Larenz Devaren

In December of 2018, New York State Department of Financial Services completed an investigation involving Barclays’ Chief Executive James E. Staley. The Empire State’s primary regulator of banking and insurance companies fined Barclays $15 million over Mr. Staley’s attempt to uncover the author(s) of two letters from a whistleblower claiming to be a shareholder. The letters concerned the hiring of a new executive, Tim Main, who was a “friend and colleague” to Mr. Staley. While the $15 million fine was connected to the bank’s “unsafe and unsound manner by failing to implement effective governance and controls,” it has given members of the finance sector an opportunity to reflect on their whistleblowing procedures, and the regulation that governs them.

What is the Dodd-Frank SEC Whistleblower Program?

The Dodd-Frank Wall Street Reform and Consumer Protection Act of 2010 (The Act) was passed by the U.S. Congress in the aftermath of the bursting of the U.S. housing bubble in 2008, and the resulting financial crisis, often referred to as the Great Recession. The purpose of the Act was to provide new and stricter regulations of financial institutions, and by doing so, promote financial stability by improving accountability and transparency in the financial system. The Act included measures which directed the SEC to reward corporate whistleblowers, as well as extending the protections whistleblowers receive into new areas (such as commodities and consumer protection).

Who is a whistleblower?

A whistleblower is “[a]n employee who discloses information that s/he reasonably believes is evidence of illegality, gross waste or fraud, mismanagement, abuse of power, general wrongdoing, or a substantial and specific danger to public health and safety.” A whistleblower is a “valuable information source that the government or the public cannot get from any oversight systems, because they are insiders of the organizations. They are most knowledgeable about what their agencies are doing.” Whistleblowers are generally protected by law from retaliation.
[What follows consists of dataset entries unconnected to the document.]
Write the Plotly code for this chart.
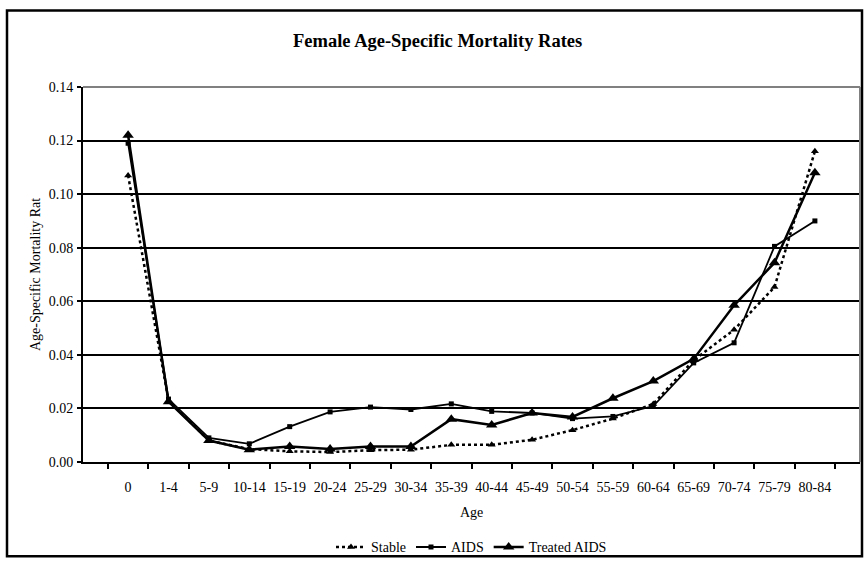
import plotly.graph_objects as go

# Age groups and female age-specific mortality rates per scenario
ages = ["0", "1-4", "5-9", "10-14", "15-19", "20-24", "25-29", "30-34", "35-39",
        "40-44", "45-49", "50-54", "55-59", "60-64", "65-69", "70-74", "75-79", "80-84"]
stable = [0.107, 0.023, 0.008, 0.0048, 0.0040, 0.0037, 0.0044, 0.0046, 0.0064,
          0.0064, 0.0083, 0.0119, 0.0162, 0.0217, 0.038, 0.0494, 0.0653, 0.116]
aids = [0.119, 0.0235, 0.009, 0.0068, 0.0132, 0.0187, 0.0205, 0.0196, 0.0217,
        0.0189, 0.0183, 0.0162, 0.017, 0.0209, 0.037, 0.0445, 0.0805, 0.090]
treated = [0.122, 0.0225, 0.008, 0.0046, 0.0058, 0.0049, 0.0058, 0.0058, 0.016,
           0.0138, 0.0183, 0.0168, 0.0238, 0.0302, 0.0385, 0.0585, 0.0744, 0.108]
y_ticks = [0.00, 0.02, 0.04, 0.06, 0.08, 0.10, 0.12, 0.14]

FONT = "Liberation Serif"

fig = go.Figure()
fig.add_trace(go.Scatter(
    x=ages, y=stable, name="Stable", mode="lines+markers",
    line=dict(color="black", width=2.5, dash="dot"),
    marker=dict(symbol="triangle-up", size=7, color="black"),
))
fig.add_trace(go.Scatter(
    x=ages, y=aids, name="AIDS", mode="lines+markers",
    line=dict(color="black", width=1.8),
    marker=dict(symbol="square", size=5, color="black"),
))
fig.add_trace(go.Scatter(
    x=ages, y=treated, name="Treated AIDS", mode="lines+markers",
    line=dict(color="black", width=2.5),
    marker=dict(symbol="triangle-up", size=10, color="black"),
))

L, R, T, B = 83, 4, 87, 98
W, H = 864, 567
pw, ph = W - L - R, H - T - B


def px_x(px):
    return (px - L) / pw


def px_y(py):
    return (H - B - py) / ph


fig.update_layout(
    width=W, height=H,
    margin=dict(l=L, r=R, t=T, b=B),
    paper_bgcolor="white", plot_bgcolor="white",
    font=dict(family=FONT, size=14, color="black"),
    showlegend=True,
    legend=dict(orientation="h", x=0.5, xanchor="center",
                y=px_y(556), yanchor="middle",
                font=dict(family=FONT, size=14, color="black"),
                itemwidth=30, tracegroupgap=0, bgcolor="rgba(0,0,0,0)"),
    xaxis=dict(
        type="category", tickson="boundaries", ticks="outside", ticklen=5,
        tickwidth=2, tickcolor="black", showline=True, linecolor="black",
        linewidth=2, showgrid=False, ticklabelstandoff=11, tickangle=0,
        tickfont=dict(family=FONT, size=14, color="black"),
    ),
    yaxis=dict(
        range=[0, 0.14], tickvals=y_ticks, tickformat=".2f",
        ticks="outside", ticklen=4, tickwidth=2, tickcolor="black",
        showline=True, linecolor="black", linewidth=2,
        showgrid=True, gridcolor="black", gridwidth=1.5, zeroline=False,
        ticklabelstandoff=1,
        tickfont=dict(family=FONT, size=14, color="black"),
        title=dict(text="Age-Specific Mortality Rat", standoff=5,
                   font=dict(family=FONT, size=14, color="black")),
    ),
    annotations=[
        dict(text="<b>Female Age-Specific Mortality Rates</b>", xref="paper", yref="paper",
             x=px_x(437), y=px_y(40), xanchor="center", yanchor="middle",
             showarrow=False, font=dict(family=FONT, size=18.5, color="black")),
        dict(text="Age", xref="paper", yref="paper",
             x=px_x(471), y=px_y(520), xanchor="center", yanchor="middle",
             showarrow=False, font=dict(family=FONT, size=14, color="black")),
    ],
    shapes=[
        # outer chart frame
        dict(type="rect", xref="paper", yref="paper",
             x0=px_x(7), x1=px_x(862), y0=px_y(565), y1=px_y(9),
             line=dict(color="black", width=2.5), layer="below"),
        # grey top and right edges of the plot area
        dict(type="line", xref="paper", yref="paper", x0=0, x1=1, y0=1, y1=1,
             line=dict(color="#808080", width=2), layer="above"),
        dict(type="line", xref="paper", yref="paper", x0=1, x1=1, y0=0, y1=1,
             line=dict(color="#808080", width=2), layer="above"),
    ],
)

fig.write_html("out.html")
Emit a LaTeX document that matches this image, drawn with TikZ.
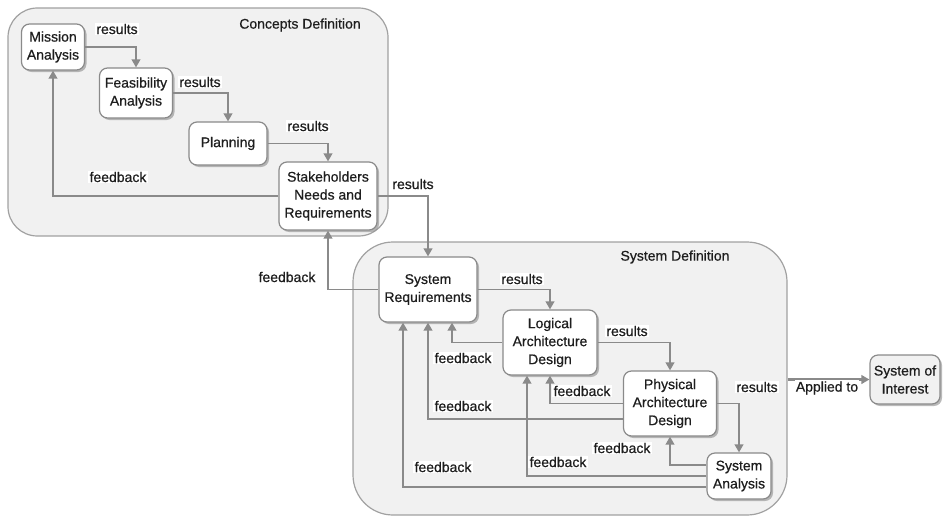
\documentclass[tikz,border=0pt]{standalone}
\usepackage{fontspec}
\setmainfont{Liberation Sans}[FakeBold=0.6]
\usetikzlibrary{arrows.meta,shadows,calc}
\definecolor{linegray}{HTML}{8A8A8A}
\definecolor{boxgray}{HTML}{F1F1F1}
\definecolor{txt}{HTML}{1E1E1E}
\tikzset{
  container/.style={draw=linegray!80, line width=0.9pt, fill=boxgray, rounded corners=#1, inner sep=0pt},
  procbox/.style={draw=linegray, line width=0.9pt, fill=white, rounded corners=6pt, align=center,
    text=txt, inner sep=1pt,
    drop shadow={shadow xshift=1.5pt, shadow yshift=-1.5pt, fill=black!45, opacity=0.6}},
  flow/.style={draw=linegray, line width=1.3pt, -{Triangle[length=6pt,width=6.5pt]}},
  lbl/.style={fill=white, text=txt, inner sep=1pt},
  ttl/.style={text=txt, inner sep=1pt},
}
\begin{document}
\begin{tikzpicture}[x=0.75pt, y=-0.75pt, font=\fontsize{10.5}{13.5}\selectfont]
\useasboundingbox (0,0) rectangle (944,517);
% containers
\node[container=22pt, minimum width=380*0.75pt, minimum height=228*0.75pt] (cdef) at (198,122) {};
\node[ttl] (cdeft) at (300,25) {Concepts Definition};
\node[container=30pt, minimum width=434*0.75pt, minimum height=273*0.75pt] (sdef) at (570,378.5) {};
\node[ttl] (sdeft) at (675,257) {System Definition};
% process boxes
\node[procbox, minimum width=63*0.75pt, minimum height=46*0.75pt] (mission) at (53,47) {Mission\\Analysis};
\node[procbox, minimum width=73*0.75pt, minimum height=50*0.75pt] (feas) at (136,93) {Feasibility\\Analysis};
\node[procbox, minimum width=78*0.75pt, minimum height=43*0.75pt] (plan) at (228,143.5) {Planning};
\node[procbox, minimum width=98*0.75pt, minimum height=68*0.75pt] (stake) at (328,196) {Stakeholders\\Needs and\\Requirements};
\node[procbox, minimum width=98*0.75pt, minimum height=65*0.75pt] (sysreq) at (428,289.5) {System\\Requirements};
\node[procbox, minimum width=94*0.75pt, minimum height=65*0.75pt] (logic) at (550,342.5) {Logical\\Architecture\\Design};
\node[procbox, minimum width=93*0.75pt, minimum height=65*0.75pt] (phys) at (670,403.5) {Physical\\Architecture\\Design};
\node[procbox, minimum width=64*0.75pt, minimum height=46*0.75pt] (sysan) at (739,476) {System\\Analysis};
\node[procbox, fill=boxgray, minimum width=70*0.75pt, minimum height=49*0.75pt] (soi) at (905,379.5) {System of\\Interest};
% connectors (concepts)
\draw[flow] (mission.east) -| (feas.north);
\draw[flow] (feas.east) -| (plan.north);
\draw[flow] (plan.east) -| (stake.north);
\draw[flow] (stake.west) -| (mission.south);
\draw[flow] (stake.east) -| (sysreq.north);
\draw[flow] (sysreq.west) -| (stake.south);
% connectors (system)
\draw[flow] (sysreq.east) -| (logic.north);
\draw[flow] (logic.west) -| ($(sysreq.south)+(24,0)$);
\draw[flow] (logic.east) -| (phys.north);
\draw[flow] (phys.west) -| (logic.south);
\draw[flow] ($(phys.west)+(0,15.5)$) -| (sysreq.south);
\draw[flow] (phys.east) -| (sysan.north);
\draw[flow] ($(sysan.west)+(0,-11)$) -| (phys.south);
\draw[flow] (sysan.west) -| ($(logic.south)+(-23,0)$);
\draw[flow] ($(sysan.west)+(0,11)$) -| ($(sysreq.south)+(-25,0)$);
\draw[flow, line width=2pt] (sdef.east |- soi.west) -- (soi.west);
% labels
\node[lbl] (l1) at (117,29) {results};
\node[lbl] (l2) at (200,82) {results};
\node[lbl] (l3) at (308,126) {results};
\node[lbl] (l4) at (118,177) {feedback};
\node[lbl] (l5) at (413,184) {results};
\node[lbl] (l6) at (287,277) {feedback};
\node[lbl] (l7) at (522,279) {results};
\node[lbl] (l8) at (463,358) {feedback};
\node[lbl] (l9) at (627,331) {results};
\node[lbl] (l10) at (582,391) {feedback};
\node[lbl] (l11) at (463,406) {feedback};
\node[lbl] (l12) at (757,387) {results};
\node[lbl] (l13) at (622,448) {feedback};
\node[lbl] (l14) at (558,462) {feedback};
\node[lbl] (l15) at (443,467) {feedback};
\node[lbl] (l16) at (827,388) {Applied to};
\end{tikzpicture}
\end{document}
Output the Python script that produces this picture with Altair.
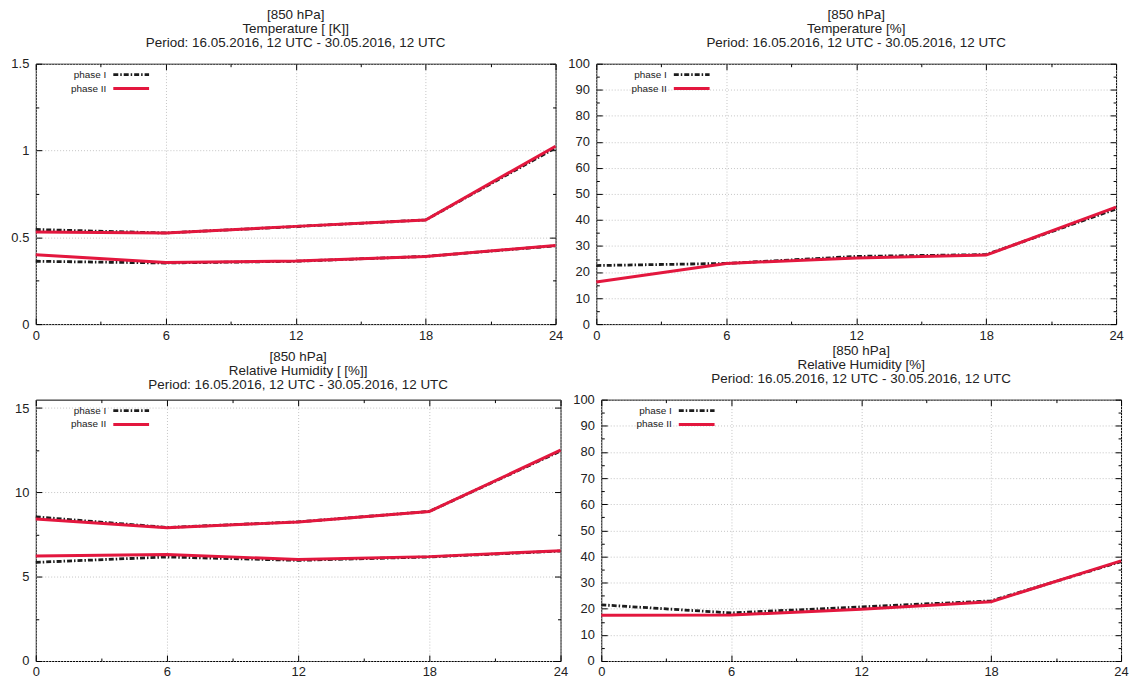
import altair as alt
import pandas as pd

# Forecast lead time (hours)
HOURS = [0, 6, 12, 18, 24]
X_MAJOR = [0, 6, 12, 18, 24]
X_ALL = [0, 3, 6, 9, 12, 15, 18, 21, 24]
PHASES = ["phase I", "phase II"]

LEVEL = "[850 hPa]"
PERIOD = "Period: 16.05.2016, 12 UTC - 30.05.2016, 12 UTC"

# Temperature [K]: upper and lower score curves
temp_k_upper_p1 = [0.545, 0.525, 0.562, 0.600, 1.015]
temp_k_upper_p2 = [0.530, 0.525, 0.563, 0.600, 1.025]
temp_k_lower_p1 = [0.362, 0.352, 0.362, 0.390, 0.451]
temp_k_lower_p2 = [0.400, 0.355, 0.363, 0.390, 0.453]

# Temperature [%]
temp_pct_p1 = [22.5, 23.3, 26.0, 26.7, 44.2]
temp_pct_p2 = [16.2, 23.3, 25.4, 26.5, 44.9]

# Relative humidity [%]: upper and lower score curves
rh_upper_p1 = [8.55, 7.92, 8.25, 8.87, 12.45]
rh_upper_p2 = [8.42, 7.90, 8.25, 8.87, 12.50]
rh_lower_p1 = [5.85, 6.17, 5.97, 6.17, 6.52]
rh_lower_p2 = [6.23, 6.32, 6.02, 6.19, 6.54]

# Relative humidity, percentage score
rh_pct_p1 = [21.5, 18.4, 20.7, 23.0, 38.0]
rh_pct_p2 = [17.5, 17.6, 19.8, 22.7, 38.3]

FONT = "Liberation Sans"
RED = "#e3173e"
BLACK = "#1c1c1c"
TEXT = "#222222"


def frame(series):
    rows = []
    for phase, stat, vals in series:
        for h, v in zip(HOURS, vals):
            rows.append({"hour": h, "value": v, "phase": phase, "stat": stat})
    return pd.DataFrame(rows)


def tick_size(test):
    return {"condition": {"test": test, "value": 6}, "value": 3}


def panel(name, series, ydomain, ymajor, yall, ytest, width, height, yextent):
    df = frame(series)
    xs = alt.Scale(domain=[0, 24], nice=False, zero=False)
    ys = alt.Scale(domain=ydomain, nice=False, zero=False)

    label_kw = dict(labelFont=FONT, labelFontSize=13, labelColor=TEXT,
                    labelOverlap=False, labelFlush=False, format="~f")
    x_main = alt.Axis(values=X_MAJOR, title=None, grid=True, ticks=False,
                      domain=False, labelPadding=5, gridColor="#c4c4c4",
                      gridDash=[1, 2], gridWidth=1, **label_kw)
    y_main = alt.Axis(values=ymajor, title=None, grid=True, ticks=False,
                      domain=False, labelPadding=7, gridColor="#c4c4c4",
                      gridDash=[1, 2], gridWidth=1, minExtent=yextent,
                      maxExtent=yextent, **label_kw)

    def tick_axis(orient, offset, values, test):
        return alt.Axis(orient=orient, offset=offset, values=values,
                        labels=False, grid=False, domain=False, title=None,
                        tickSize=tick_size(test), tickColor="#000000",
                        tickWidth=1)

    base = alt.Chart(df)

    phase1 = base.transform_filter(alt.datum.phase == PHASES[0]).mark_line(
        color=BLACK, strokeWidth=2.8, strokeDash=[5, 2, 1.5, 2]
    ).encode(
        x=alt.X("hour:Q", scale=xs, axis=x_main),
        y=alt.Y("value:Q", scale=ys, axis=y_main),
        detail="stat:N",
    )
    phase2 = base.transform_filter(alt.datum.phase == PHASES[1]).mark_line(
        color=RED, strokeWidth=3
    ).encode(
        x=alt.X("hour:Q", scale=xs, axis=None),
        y=alt.Y("value:Q", scale=ys, axis=None),
        detail="stat:N",
    )

    xtest = "datum.value % 6 === 0"
    # inward ticks on the bottom and left edges
    ticks_a = base.mark_point(opacity=0).encode(
        x=alt.X("hour:Q", scale=xs,
                axis=tick_axis("top", -height, X_ALL, xtest)),
        y=alt.Y("value:Q", scale=ys,
                axis=tick_axis("right", -width, yall, ytest)),
    )
    # inward ticks on the top and right edges
    ticks_b = base.mark_point(opacity=0).encode(
        x=alt.X("hour:Q", scale=xs,
                axis=tick_axis("bottom", -height, X_ALL, xtest)),
        y=alt.Y("value:Q", scale=ys,
                axis=tick_axis("left", -width, yall, ytest)),
    )

    legend_layers = []
    for i, ph in enumerate(PHASES):
        leg = pd.DataFrame({"phase": [ph]})
        ypos = 11 + 14 * i
        legend_layers.append(
            alt.Chart(leg).mark_text(
                align="right", baseline="middle", font=FONT, fontSize=10,
                color=TEXT
            ).encode(x=alt.value(71), y=alt.value(ypos), text="phase:N")
        )
        if i == 0:
            sample = alt.Chart(leg).mark_rule(
                color=BLACK, strokeWidth=2.8, strokeDash=[5, 2, 1.5, 2])
        else:
            sample = alt.Chart(leg).mark_rule(color=RED, strokeWidth=3)
        legend_layers.append(
            sample.encode(x=alt.value(78), x2=alt.value(114),
                          y=alt.value(ypos))
        )

    return alt.layer(phase1, phase2, ticks_a, ticks_b, *legend_layers).resolve_axis(
        x="independent", y="independent"
    ).properties(
        width=width,
        height=height,
        title=alt.TitleParams(
            [LEVEL, name, PERIOD], font=FONT, fontSize=13.5, fontWeight="normal",
            lineHeight=14, offset=8, color=TEXT, anchor="middle",
        ),
    )


p_temp_k = panel(
    "Temperature [ [K]]",
    [(PHASES[0], "upper", temp_k_upper_p1), (PHASES[0], "lower", temp_k_lower_p1),
     (PHASES[1], "upper", temp_k_upper_p2), (PHASES[1], "lower", temp_k_lower_p2)],
    [0, 1.5], [0, 0.5, 1, 1.5], [0, 0.25, 0.5, 0.75, 1, 1.25, 1.5],
    "datum.value % 0.5 === 0", 523, 262, 30,
)
p_temp_pct = panel(
    "Temperature [%]",
    [(PHASES[0], "score", temp_pct_p1), (PHASES[1], "score", temp_pct_p2)],
    [0, 100], list(range(0, 101, 10)), list(range(0, 101, 5)),
    "datum.value % 10 === 0", 523, 262, 29,
)
p_rh = panel(
    "Relative Humidity [ [%]]",
    [(PHASES[0], "upper", rh_upper_p1), (PHASES[0], "lower", rh_lower_p1),
     (PHASES[1], "upper", rh_upper_p2), (PHASES[1], "lower", rh_lower_p2)],
    [0, 15.5], [0, 5, 10, 15], [0, 2.5, 5, 7.5, 10, 12.5, 15],
    "datum.value % 5 === 0", 528, 263, 25,
)
p_rh_pct = panel(
    "Relative Humidity [%]",
    [(PHASES[0], "score", rh_pct_p1), (PHASES[1], "score", rh_pct_p2)],
    [0, 100], list(range(0, 101, 10)), list(range(0, 101, 5)),
    "datum.value % 10 === 0", 523, 263, 29,
)

chart = alt.vconcat(
    alt.hconcat(p_temp_k, p_temp_pct, spacing=3),
    alt.hconcat(p_rh, p_rh_pct, spacing=3),
    spacing=1,
).properties(
    padding={"left": 5, "top": 6, "right": 0, "bottom": 0},
    background="white",
).configure_view(
    stroke="#000000", strokeWidth=1
)

chart.save("out.html", embed_options={"renderer": "svg", "actions": False})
Section 15 U.S.C. § 78u-6(a)(6) of the Dodd-Frank Act defines “whistleblower” as “any individual who provides, or 2 or more individuals acting jointly who provide, information relating to a violation of the securities laws to the Commission [SEC], in a manner established, by rule or regulation, by the Commission [SEC].” 

What is original information?

The term “original information,” as defined in Section 15 U.S.C. § 78u-6(a)(3) of the Dodd-Frank Act, means “information that is derived from the independent knowledge or analysis of a whistleblower; is not known to the Commission [SEC] from any other source, unless the whistleblower is the original source of the information; and is not exclusively derived from an allegation made in a judicial or administrative hearing, in a governmental report, hearing, audit, or investigation, or from the news media, unless the whistleblower is a source of the information.”

What type of reward does a whistleblower receive?

5 U.S.C. § 78u-6(b)(1) of the Dodd-Frank Act gives the SEC the power to give whistleblowers who provide original information that leads to a successful SEC enforcement 10% to 30% of the monetary sanctions over $1 million. If the SEC sanctions a company/individual at least $1 million, the “related action” provisions of the law kick in. Under the related action provisions, a whistleblower can also obtain a reward of 10%-30% on sanctions obtained by other government agencies, if these agencies relied upon the information the whistleblower provided to the SEC.

Regulations which provide rewards and protection for whistleblowers often narrow the scope of applicability. In the United States for example, section 922 of the Dodd-Frank act defines a whistleblower as “any individual who provides, or 2 or more individuals acting jointly who provide, information relating to a violation of the securities laws to the Commission, in a manner established, by rule or regulation, by the Commission.” “The final rules make clear that a corporation or other such entity is not eligible for whistleblower status.” Therefore, in order to qualify for an award by the SEC, the whistleblower must report “information relating to a violation of the securities law” and this report must be made “to the Commission.”

Another domestic example includes the Securities and Exchange Commission’s (SEC) refusal to reward attorneys and other individuals who possess attorney-client-privileged information. “Consistent with its goal of promoting enforcement of securities laws while also encouraging corporate efforts to maintain effective corporate-governance and internal-compliance programs, the SEC has designated information in the possession of certain categories of individuals as not being derived from independent knowledge or analysis, making these individuals presumptively ineligible for participation in the whistleblower reward program.”

Can the firm retaliate against the whistleblower?

Title 15 U.S.C. § 78u-6(h) of the Dodd-Frank Act prohibits retaliation against any employee who filed a claim for a reward under the Exchange Act and/or assists the Commission in an investigation of any such claim. Whistleblower allegations filed internally with the company, however, are not protected under the anti-retaliation provision. Therefore, to ensure protection against retaliation, whistleblowers should file an official claim or compliant under the reward law. However, the Sarbanes-Oxley Act has an anti-retaliation provision covering whistleblowers who expose violations of the Securities and Exchange Act, including internal whistleblowers.